Leaving the pictures out, print the lines from the first line of the listing through the line containing "colors = ['#646464', '#8e8e8e', '#767676']", exactly as they read, and no others.

**Source material**
☆ ☆ ☆ ☆
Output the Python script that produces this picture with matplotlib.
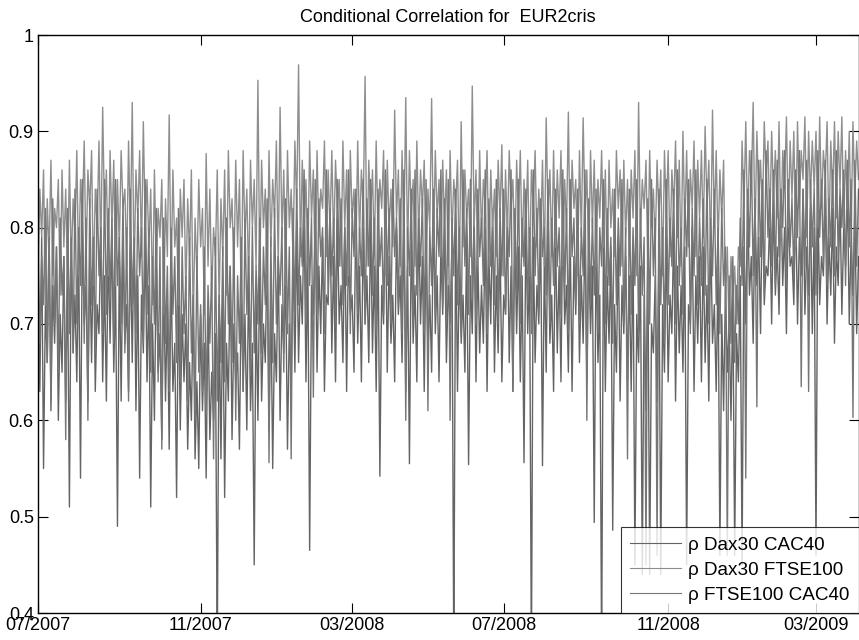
import matplotlib
matplotlib.use('Agg')
import matplotlib.pyplot as plt
import numpy as np

plt.rcParams['font.family'] = ['Liberation Sans', 'DejaVu Sans']

title = 'Conditional Correlation for  EUR2cris'
labels = ['\u03c1 Dax30 CAC40', '\u03c1 Dax30 FTSE100', '\u03c1 FTSE100 CAC40']
colors = ['#646464', '#8e8e8e', '#767676']

# daily correlations in percent, 20 trading days per row
dax_cac = [
    76, 63, 79, 55, 72, 66, 80, 61, 74, 68, 78, 60, 71, 65, 77, 62, 75, 51, 79, 67,
    73, 64, 78, 54, 80, 70, 74, 62, 77, 66, 79, 63, 72, 69, 80, 64, 75, 62, 78, 68,
    80, 65, 74, 49, 77, 62, 79, 68, 72, 63, 78, 66, 80, 61, 75, 54, 73, 67, 79, 64,
    74, 51, 70, 60, 77, 65, 69, 58, 75, 62, 72, 57, 76, 63, 68, 52, 74, 59, 71, 64,
    70, 57, 66, 60, 73, 56, 64, 55, 71, 61, 68, 54, 72, 58, 65, 60, 69, 35, 72, 56,
    73, 52, 68, 62, 76, 58, 70, 64, 67, 57, 74, 63, 71, 59, 75, 61, 68, 45, 73, 60,
    76, 62, 70, 66, 78, 59, 73, 55, 69, 64, 77, 60, 72, 67, 75, 57, 70, 63, 78, 65,
    80, 66, 75, 70, 82, 64, 77, 46.5, 74, 71, 81, 65, 76, 69, 79, 63, 73, 72, 82, 67,
    77, 64, 81, 70, 74, 66, 80, 63, 78, 71, 73, 65, 82, 68, 76, 64, 80, 70, 75, 66,
    81, 67, 76, 63, 79, 54.2, 74, 70, 82, 65, 77, 68, 73, 64, 80, 71, 75, 66, 81, 63,
    76, 55.5, 80, 68, 74, 64, 81, 70, 77, 63, 79, 67, 73, 65, 82, 69, 75, 64, 78, 71,
    80, 66, 74, 70, 78, 35, 81, 63, 76, 68, 73, 65, 79, 55.4, 75, 69, 82, 64, 77, 67,
    74, 68, 80, 63, 77, 70, 82, 65, 75, 67, 79, 64, 73, 71, 81, 66, 76, 63, 80, 69,
    78, 64, 75, 55.6, 81, 69, 76, 35, 79, 66, 74, 70, 80, 55.3, 77, 65, 82, 68, 73, 63,
    80, 67, 76, 64, 82, 70, 74, 65, 79, 63, 77, 71, 81, 66, 75, 68, 80, 64, 78, 69,
    76, 49.4, 79, 66, 73, 35, 80, 63, 75, 68, 78, 48.6, 72, 65, 79, 62, 74, 69, 77, 64,
    75, 63, 78, 45, 71, 66, 76, 44, 73, 61, 77, 44, 70, 67, 75, 62, 78, 44, 72, 65,
    79, 64, 73, 69, 80, 62, 76, 67, 74, 65, 78, 45, 72, 70, 80, 63, 75, 68, 77, 64,
    78, 66, 74, 62, 80, 68, 72, 63, 76, 46, 71, 61, 74, 65, 70, 60, 73, 46, 69, 64,
    75, 45, 78, 70, 83, 73, 77, 68, 82, 74, 79, 69, 84, 72, 76, 75, 81, 70, 83, 73,
    78, 71, 84, 74, 80, 69, 82, 76, 77, 72, 83, 70, 79, 75, 84, 71, 78, 73, 82, 69,
    80, 46, 83, 72, 77, 75, 84, 70, 79, 73, 82, 68, 78, 74, 83, 71, 80, 76, 84, 70,
    79, 73, 82, 69, 77,
]

dax_ftse = [
    74, 84, 79, 86, 72, 83, 77, 87, 75, 82, 80, 85, 73, 86, 78, 84, 74, 87, 76, 83,
    79, 88, 75, 85, 81, 89, 76, 86, 82, 88, 74, 84, 80, 89, 77, 92.5, 81, 86, 75, 88,
    80, 87, 74, 85, 78, 88, 82, 84, 76, 89, 79, 93, 75, 86, 81, 88, 77, 91, 80, 85,
    78, 84, 72, 86, 76, 82, 79, 85, 71, 83, 77, 91.7, 74, 86, 78, 81, 72, 84, 79, 85,
    73, 83, 77, 86, 70, 81, 75, 85, 78, 82, 71, 87.7, 76, 84, 73, 80, 77, 86, 72, 83,
    77, 86, 73, 88, 80, 83, 75, 87, 78, 85, 72, 88, 79, 84, 74, 87, 80, 85, 76, 95.3,
    75, 87, 80, 84, 73, 88, 78, 85, 81, 89, 76, 92.5, 79, 86, 74, 88, 80, 84, 77, 89,
    82, 96.9, 77, 87, 80, 85, 76, 89, 81, 86, 75, 88, 79, 84, 82, 89, 77, 86, 80, 88,
    78, 87, 82, 85, 76, 89, 80, 86, 75, 88, 81, 84, 77, 89, 79, 86, 82, 95.7, 76, 87,
    81, 86, 77, 89, 79, 85, 82, 88, 75, 87, 80, 84, 78, 92.2, 81, 86, 76, 88, 79, 93.5,
    77, 88, 81, 85, 76, 89, 79, 86, 82, 87, 75, 84, 80, 93.4, 78, 88, 81, 85, 77, 87,
    80, 86, 76, 88, 79, 85, 82, 87, 75, 91, 78, 86, 81, 84, 77, 94.7, 80, 86, 76, 88,
    79, 85, 82, 88, 76, 86, 80, 84, 77, 87, 81, 88.6, 75, 86, 79, 88, 82, 85, 76, 87,
    81, 88, 77, 85, 80, 87, 75, 86, 82, 88, 78, 84, 79, 87, 76, 91.4, 81, 86, 77, 88,
    78, 86, 81, 88, 76, 85, 80, 92, 77, 87, 82, 85, 75, 88, 79, 91.4, 81, 86, 76, 88,
    80, 87, 76, 85, 81, 88, 78, 86, 75, 87, 80, 84, 77, 88, 82, 86, 76, 87, 79, 85,
    77, 86, 81, 88, 75, 93, 79, 85, 82, 87, 76, 88, 80, 84, 78, 87, 81, 86, 75, 88,
    81, 88, 77, 86, 82, 89, 79, 87, 76, 90, 80, 88, 78, 86, 82, 89, 77, 87, 81, 88,
    79, 90.5, 82, 87, 77, 92.2, 80, 88, 78, 86, 81, 87, 72, 78, 69, 77, 73, 76, 70, 78,
    76, 89, 82, 91, 80, 88, 84, 93, 79, 90, 83, 87, 81, 91, 85, 89, 80, 90, 83, 88,
    81, 91, 79, 88, 84, 91.5, 80, 89, 83, 90, 78, 91, 82, 88, 85, 91.5, 79, 90, 83, 89,
    84, 90, 80, 91.5, 82, 88, 85, 91, 79, 89, 83, 91, 81, 90, 84, 91.5, 80, 88, 82, 90,
    79, 91, 83, 89, 85,
]

ftse_cac = [
    80, 68, 77, 72, 82, 66, 79, 62, 83, 70, 78, 65, 81, 73, 77, 58, 82, 69, 79, 67,
    84, 70, 80, 74, 85, 68, 81, 60, 83, 72, 79, 67, 84, 75, 80, 69, 85, 71, 82, 73,
    81, 68, 85, 74, 79, 70, 83, 67, 80, 62, 84, 72, 79, 69, 82, 75, 80, 68, 85, 71,
    80, 65, 77, 70, 82, 64, 78, 57, 81, 68, 76, 63, 80, 71, 77, 66, 82, 64, 78, 69,
    75, 62, 79, 67, 73, 60, 77, 65, 72, 63, 78, 61, 74, 68, 76, 56, 79, 62, 73, 66,
    78, 64, 81, 70, 76, 66, 80, 60, 75, 68, 79, 63, 81, 71, 77, 65, 80, 67, 76, 70,
    81, 67, 78, 72, 83, 55.6, 79, 66, 82, 70, 77, 73, 80, 65, 83, 69, 78, 56, 82, 71,
    84, 72, 80, 76, 86, 70, 82, 74, 81, 62.4, 85, 71, 83, 77, 80, 69, 86, 73, 82, 75,
    81, 70, 85, 76, 83, 72, 80, 74, 86, 69, 82, 77, 84, 71, 80, 75, 85, 70, 83, 76,
    85, 73, 81, 69, 84, 76, 80, 71, 86, 74, 82, 70, 85, 77, 81, 72, 83, 69, 86, 60,
    80, 75, 84, 70, 86, 73, 81, 76, 83, 69, 85, 61, 80, 74, 84, 71, 82, 77, 86, 72,
    83, 70, 85, 60, 81, 75, 84, 72, 80, 69, 86, 76, 82, 71, 85, 73, 80, 70, 84, 77,
    81, 74, 86, 69, 83, 76, 80, 72, 85, 70, 82, 75, 84, 71, 80, 77, 86, 63, 82, 73,
    85, 70, 81, 76, 84, 72, 80, 69, 86, 75, 82, 71, 83, 77, 80, 73, 85, 70, 81, 74,
    84, 76, 80, 71, 86, 73, 82, 69, 85, 77, 81, 72, 84, 70, 80, 75, 86, 60, 83, 72,
    81, 73, 84, 69, 80, 76, 85, 70, 82, 74, 79, 68, 84, 72, 81, 75, 85, 70, 80, 56,
    84, 71, 80, 74, 85, 69, 82, 73, 79, 45, 83, 70, 85, 75, 81, 46, 84, 72, 80, 68,
    85, 72, 81, 76, 84, 70, 86, 74, 80, 71, 83, 77, 85, 69, 82, 75, 86, 72, 81, 74,
    83, 73, 85, 70, 81, 75, 84, 72, 80, 69, 82, 74, 78, 46, 75, 68, 77, 66, 74, 70,
    81, 74, 86, 54, 84, 78, 88, 75, 83, 61.4, 87, 77, 85, 73, 88, 79, 84, 76, 86, 74,
    87, 77, 84, 80, 88, 74, 85, 78, 83, 75, 86, 79, 88, 63.5, 84, 76, 87, 63, 85, 78,
    84, 73, 88, 79, 85, 76, 87, 74, 83, 78, 86, 75, 88, 77, 84, 80, 86, 74, 87, 78,
    85, 60.3, 87, 76, 84,
]

tick_days = [0, 88, 170, 252, 341, 421]
tick_labels = ['07/2007', '11/2007', '03/2008', '07/2008', '11/2008', '03/2009']

fig = plt.figure(figsize=(8.59, 6.40), dpi=100)
ax = fig.add_axes([38 / 859, 27 / 640, 820.5 / 859, 578 / 640])

for series, col, lab in zip([dax_cac, dax_ftse, ftse_cac], colors, labels):
    rho = np.array(series) / 100.0
    days = np.arange(len(rho))
    ax.plot(days, rho, color=col, lw=1.0, label=lab)

ax.set_xlim(0, 444)
ax.set_ylim(0.4, 1.0)
ax.set_yticks([0.4, 0.5, 0.6, 0.7, 0.8, 0.9, 1.0])
ax.set_yticklabels(['0.4', '0.5', '0.6', '0.7', '0.8', '0.9', '1'])
ax.set_xticks(tick_days)
ax.set_xticklabels(tick_labels)
ax.tick_params(direction='in', length=7, width=0.8, labelsize=13,
               top=True, right=True, pad=3)
for sp in ax.spines.values():
    sp.set_linewidth(1.0)

ax.set_title(title, fontsize=13, pad=9)

leg = ax.legend(loc='lower right', bbox_to_anchor=(1.0, 0.0), fontsize=13.6,
                frameon=True, fancybox=False, edgecolor='black',
                borderaxespad=0, handlelength=2.7, handletextpad=0.35,
                labelspacing=0.4, borderpad=0.5)
leg.get_frame().set_linewidth(0.8)
for line in leg.get_lines():
    line.set_linewidth(0.8)

fig.savefig('out.png', dpi=100)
☆ ☆ ☆ ☆
**Task response**
Output the Python script that produces this picture with matplotlib.
import matplotlib
matplotlib.use('Agg')
import matplotlib.pyplot as plt
import numpy as np

plt.rcParams['font.family'] = ['Liberation Sans', 'DejaVu Sans']

title = 'Conditional Correlation for  EUR2cris'
labels = ['\u03c1 Dax30 CAC40', '\u03c1 Dax30 FTSE100', '\u03c1 FTSE100 CAC40']
colors = ['#646464', '#8e8e8e', '#767676']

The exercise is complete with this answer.